WORK REQUIRED: Extract the lines from the start through the line that holds "var rows = categories.map(function(c, i)", both included, omitting all images.

DATA LINES:
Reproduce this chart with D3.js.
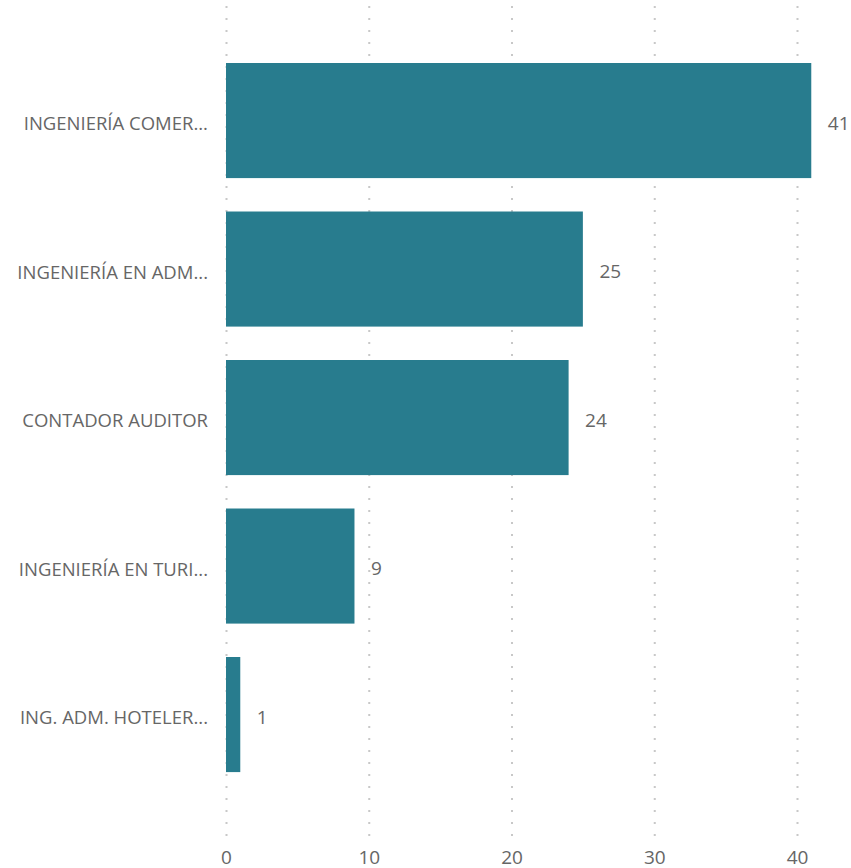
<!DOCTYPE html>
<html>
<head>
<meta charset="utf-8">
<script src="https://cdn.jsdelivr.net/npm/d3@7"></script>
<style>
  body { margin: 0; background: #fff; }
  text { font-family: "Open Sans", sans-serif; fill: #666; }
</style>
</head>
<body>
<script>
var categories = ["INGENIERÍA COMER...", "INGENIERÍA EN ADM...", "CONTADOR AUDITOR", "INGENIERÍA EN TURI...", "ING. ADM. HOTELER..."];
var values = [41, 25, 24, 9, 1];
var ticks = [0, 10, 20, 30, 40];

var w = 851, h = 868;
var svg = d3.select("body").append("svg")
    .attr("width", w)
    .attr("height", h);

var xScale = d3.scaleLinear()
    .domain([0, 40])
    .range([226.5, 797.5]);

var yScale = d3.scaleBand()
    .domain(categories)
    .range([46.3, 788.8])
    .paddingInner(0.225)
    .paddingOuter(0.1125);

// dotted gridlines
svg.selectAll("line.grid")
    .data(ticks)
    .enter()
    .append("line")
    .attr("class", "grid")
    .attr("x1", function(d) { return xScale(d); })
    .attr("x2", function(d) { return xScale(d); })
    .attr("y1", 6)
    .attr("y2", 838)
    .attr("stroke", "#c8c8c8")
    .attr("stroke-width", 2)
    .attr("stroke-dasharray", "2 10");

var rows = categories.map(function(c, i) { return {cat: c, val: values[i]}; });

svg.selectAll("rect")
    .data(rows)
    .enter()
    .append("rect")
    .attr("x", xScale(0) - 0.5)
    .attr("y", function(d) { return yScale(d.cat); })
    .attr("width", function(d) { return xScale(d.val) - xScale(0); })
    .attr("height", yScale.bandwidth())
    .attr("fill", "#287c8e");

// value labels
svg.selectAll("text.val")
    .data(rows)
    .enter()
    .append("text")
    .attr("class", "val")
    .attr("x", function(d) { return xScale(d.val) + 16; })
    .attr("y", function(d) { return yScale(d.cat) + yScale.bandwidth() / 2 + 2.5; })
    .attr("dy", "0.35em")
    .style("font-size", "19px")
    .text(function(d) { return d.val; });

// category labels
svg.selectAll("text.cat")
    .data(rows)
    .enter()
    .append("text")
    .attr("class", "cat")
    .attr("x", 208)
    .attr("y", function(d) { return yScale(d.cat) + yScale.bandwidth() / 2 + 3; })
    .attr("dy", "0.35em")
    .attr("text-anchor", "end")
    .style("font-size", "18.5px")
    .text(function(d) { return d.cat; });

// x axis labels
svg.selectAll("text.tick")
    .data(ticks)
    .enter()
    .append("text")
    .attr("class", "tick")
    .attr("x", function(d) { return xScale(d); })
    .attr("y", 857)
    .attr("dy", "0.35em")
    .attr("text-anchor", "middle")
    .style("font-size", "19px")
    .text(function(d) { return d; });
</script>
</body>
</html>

FULL OUTPUT:
Reproduce this chart with D3.js.
<!DOCTYPE html>
<html>
<head>
<meta charset="utf-8">
<script src="https://cdn.jsdelivr.net/npm/d3@7"></script>
<style>
  body { margin: 0; background: #fff; }
  text { font-family: "Open Sans", sans-serif; fill: #666; }
</style>
</head>
<body>
<script>
var categories = ["INGENIERÍA COMER...", "INGENIERÍA EN ADM...", "CONTADOR AUDITOR", "INGENIERÍA EN TURI...", "ING. ADM. HOTELER..."];
var values = [41, 25, 24, 9, 1];
var ticks = [0, 10, 20, 30, 40];

var w = 851, h = 868;
var svg = d3.select("body").append("svg")
    .attr("width", w)
    .attr("height", h);

var xScale = d3.scaleLinear()
    .domain([0, 40])
    .range([226.5, 797.5]);

var yScale = d3.scaleBand()
    .domain(categories)
    .range([46.3, 788.8])
    .paddingInner(0.225)
    .paddingOuter(0.1125);

// dotted gridlines
svg.selectAll("line.grid")
    .data(ticks)
    .enter()
    .append("line")
    .attr("class", "grid")
    .attr("x1", function(d) { return xScale(d); })
    .attr("x2", function(d) { return xScale(d); })
    .attr("y1", 6)
    .attr("y2", 838)
    .attr("stroke", "#c8c8c8")
    .attr("stroke-width", 2)
    .attr("stroke-dasharray", "2 10");

var rows = categories.map(function(c, i) { return {cat: c, val: values[i]}; });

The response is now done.